Many activists and politicians in Burma have cautiously welcomed the US president’s easing of sanctions on Burma this week, but many stressed that the US must take into consideration the unsolved issues in the country.
Burma’s opposition leader Aung San Suu Kyi, who is currently attending the fourth parliamentary session in Naypyidaw, said the US move was “nothing significant,” according to the AFP on Thursday. She repeated her call for the international community to press for “transparency” with the state-run Myanmar Oil and Gas Enterprise (MOGE).
NLD spokesman Ohn Kyaing pointed to general concerns about the lack of transparency in business, and said that US investment should “support” Burma’s democratic reforms.
The US statement said, “Easing sanctions is a strong signal of our support for reform and will provide immediate incentives for reformers and significant benefits to the people of Burma.”
Speaking to The Irrawaddy on Friday, Pyone Cho, one of the 88 Generation Students’ leaders, said that they welcomed the US government’s statement because it “is always supportive of Burma’s democracy movement and democratic reforms.”
“Some reforms still need to take place and the US should take these matters into consideration,” he said. “Our country still has some problems—the remaining political prisoners, continuous fighting in the ethnic areas, and the refugee issues—which remain unsolved. The current matters to tackle include workers’ and farmers’ issues, the call for the rebuilding of the [Rangoon University] Students Union, and media freedom.”

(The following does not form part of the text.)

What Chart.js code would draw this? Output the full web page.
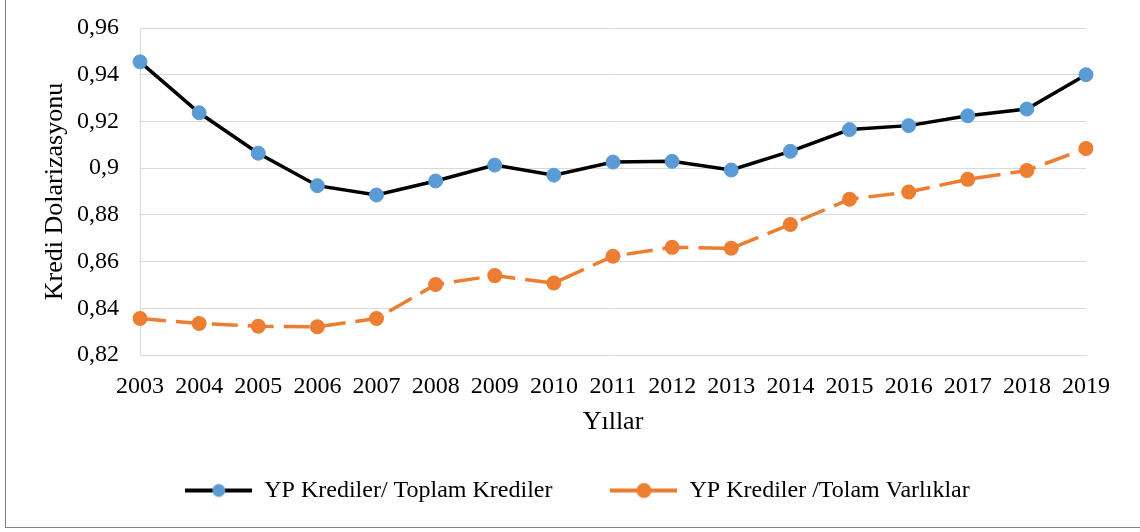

The 88 Generation group and other activists said they see the foreign investments in the country as crucial for development, but still harbor suspicions as to what extent they will make an impact.
If American companies enter into natural resources extraction projects, the human rights violations could continue to occur there, because there is no specific rule of law in these areas, said Naing Htoo, the acting director of Chiang Mai-based Earth Rights International’s (ERI) Burma Project.
He said the current oil and gas project areas are mostly situated in ethnic conflict zones and that these projects should be postponed until the conflicts are solved. However, he said, the US government’s move to allow US companies to invest in the lucrative energy sector could fuel these problems.
ERI, which is researching and profiling the companies in Burma’s petroleum and gas sector with regard to their impact on the environment, said that any company planning to invest in Burma should be very careful of its environmental impact and must avoid human rights abuses in the project areas.
“They [the US companies] must follow the guidelines according to international standards if they are to invest,” said Naing Htoo. “Because the Burmese government—and especially the contract-holder MOGE—offers no transparency.”